How was it “my decision” for you not to respond to my most recent comment on the subject? The reason you haven’t accused me of skulking away (because I supposedly decided I was right and dropped the subject) was because you were the one who skulked away and dropped the subject. Again, demonstrably so: here, as far as I can tell, is my last comment on the subject – see at the very end of this discussion: http://radaractive.blogspot.com/2007/06/why-did-ice-core-man-get-iced.html - with plenty of discussion here as well: http://radaractive.blogspot.com/2007/06/why-i-almost-quit-doing-this.html

I can’t find any response from you to this comment and the arguments therein. If you made one, I’ll be happy to apologize, but until then, you’re the one who skulked away from the argument and dropped the subject. And the argument is kind of a crucial one for someone who believes in a Young Earth.
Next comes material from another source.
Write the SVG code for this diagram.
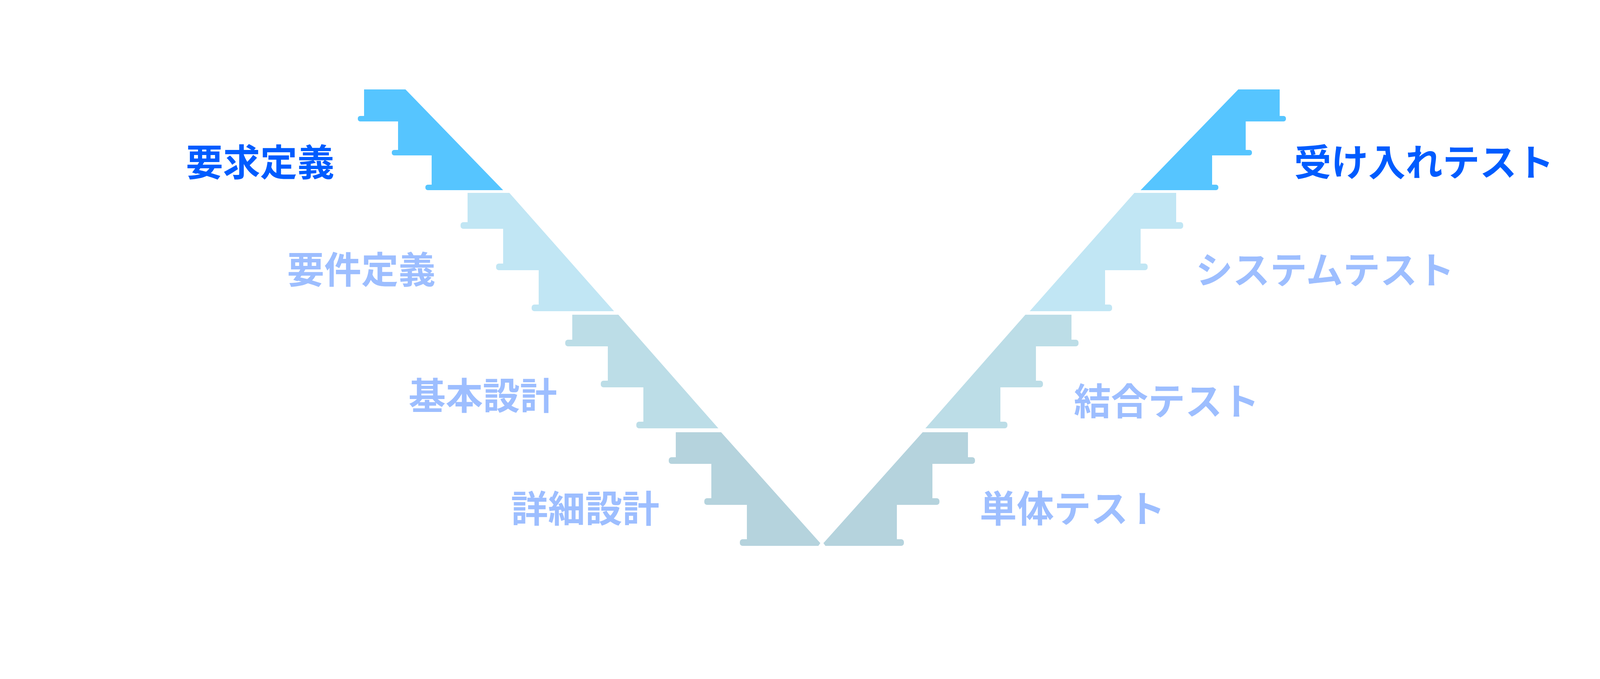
<svg xmlns="http://www.w3.org/2000/svg" width="4271" height="1739" viewBox="0 0 4271 1739">
  <style>
    .lbl { font-family: "Noto Sans CJK JP", "Noto Sans", sans-serif; font-size: 95px; font-weight: 700; }
    .hi { fill: #005CFF; }
    .lo { fill: #9DBEFF; }
    .s1 { fill: #56C5FF; }
    .s2 { fill: #C1E6F4; }
    .s3 { fill: #BCDDE7; }
    .s4 { fill: #B5D3DD; }
  </style>
  <defs>
    <path id="step1" d="M932,229 H1038 L1288,487 H1095 A6,6 0 0 1 1089,481 V479 A6,6 0 0 1 1095,473 H1105 V398 H1009 A6,6 0 0 1 1003,392 V390 A6,6 0 0 1 1009,384 H1019 V311 H922 A6,6 0 0 1 916,305 V303 A6,6 0 0 1 922,297 H932 Z"/>
    <path id="step2" d="M1197,494 H1304 L1572,797 H1368 A7,7 0 0 1 1361,790 V787 A7,7 0 0 1 1368,780 H1379 V692 H1277 A7,7 0 0 1 1270,685 V682 A7,7 0 0 1 1277,675 H1288 V586 H1186 A7,7 0 0 1 1179,579 V576 A7,7 0 0 1 1186,569 H1197 Z"/>
    <path id="step3" d="M1465,806 H1583 L1839,1097 H1636 A7,7 0 0 1 1629,1090 V1087 A7,7 0 0 1 1636,1080 H1647 V992 H1545 A7,7 0 0 1 1538,985 V982 A7,7 0 0 1 1545,975 H1556 V887 H1454 A7,7 0 0 1 1447,880 V877 A7,7 0 0 1 1454,870 H1465 Z"/>
    <path id="step4" d="M1730,1107 H1846 L2100,1391 L2095,1398 H1901 A7,7 0 0 1 1894,1391 V1388 A7,7 0 0 1 1901,1381 H1912 V1293 H1810 A7,7 0 0 1 1803,1286 V1283 A7,7 0 0 1 1810,1276 H1821 V1188 H1719 A7,7 0 0 1 1712,1181 V1178 A7,7 0 0 1 1719,1171 H1730 Z"/>
  </defs>
  <rect width="4271" height="1739" fill="#FFFFFF"/>

  <g id="left-requirements">
    <use href="#step1" class="s1"/>
    <text class="lbl hi" x="476" y="451">要求定義</text>
  </g>
  <g id="left-specification">
    <use href="#step2" class="s2"/>
    <text class="lbl lo" x="735" y="726">要件定義</text>
  </g>
  <g id="left-basic-design">
    <use href="#step3" class="s3"/>
    <text class="lbl lo" x="1046" y="1049">基本設計</text>
  </g>
  <g id="left-detailed-design">
    <use href="#step4" class="s4"/>
    <text class="lbl lo" x="1308" y="1338">詳細設計</text>
  </g>

  <g id="right-acceptance-test">
    <use href="#step1" class="s1" transform="translate(4208,0) scale(-1,1)"/>
    <text class="lbl hi" x="3313" y="451">受け入れテスト</text>
  </g>
  <g id="right-system-test">
    <use href="#step2" class="s2" transform="translate(4208,0) scale(-1,1)"/>
    <text class="lbl lo" x="3061" y="727">システムテスト</text>
  </g>
  <g id="right-integration-test">
    <use href="#step3" class="s3" transform="translate(4208,0) scale(-1,1)"/>
    <text class="lbl lo" x="2749" y="1063">結合テスト</text>
  </g>
  <g id="right-unit-test">
    <use href="#step4" class="s4" transform="translate(4208,0) scale(-1,1)"/>
    <text class="lbl lo" x="2508" y="1338">単体テスト</text>
  </g>

  <g id="connectors"></g>
</svg>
Even more so for someone who actually thinks that science can back up YEC.

Your problem with ice cores was two-fold: one, you want to make use of dating methods to support arguments you make against global warming, even though you think those very dating methods are flawed by orders of magnitude when you argue in the context of YEC, and two, if you want to claim that ice core data that according to mainstream data go back 800,000 years in your view only go back 6,000 years, then you'd have to conclude that an event that according to mainstream interpretations of ice core data took place 1,000 years ago took place a mere 7.5 years ago. Not only that, but you'd have to be able to demonstrate today that 133 ice core layers are deposited every year.

But again, you dropped this subject because it became inconvenient to you. And for good reason: how the heck could you explain away ice cores being formed roughly every 3 days, when we can actually verify that they are formed every year?

“If a Christian lies? My belief system says that he is wrong. The best thing to do would be to undo, if possible, any damage done by the lie, admit the lie, do his best to avoid doing it in the future.”

Sounds good to me. Hope you manage to live by it.

“Let's hear what your basis is for whether lying is good or bad let alone whether you should or shouldn't do it.”

My basis for whether lying is good or bad? Depends on the context, I suppose. There are situations when lying is actually the right thing to do, IMO, and we do this all the time: to protect people’s feelings, for example. In a logical argument, of course, honesty is key, and there is no room for “white lies”. And I agree with you that if a lie has caused damage, one should apologize and strive to undo the damage.

But you were asking about the basis, and that is IMO as I’ve said before: it is based on what, collectively, is the best way to live together. Far as I can tell that’s a better yardstick than a divine command, which can change somewhat arbitrarily. For example, take a look at taxandrian’s question 3 above.

-- creeper

radar said...

Now that I am back I will bring your comments up along with my original premise and make another blog post for further discussion, thanks very much!

Anonymous said...

Hi Radar,

"Now that I am back I will bring your comments up along with my original premise and make another blog post for further discussion, thanks very much!"

Looking forward to it. There are older unresolved questions as well, though I'll gladly deal with dendrochronology, ice core samples and your logical contortions re. the Christian prison population (a simple concession given the facts on hand would do the trick) first.

For future discussion, perhaps you'd consider Christian perspectives to torture, the death penalty etc. I've heard right-wing justifications, but somehow find it difficult to spot a Christian one among them. Perhaps you'll surprise me.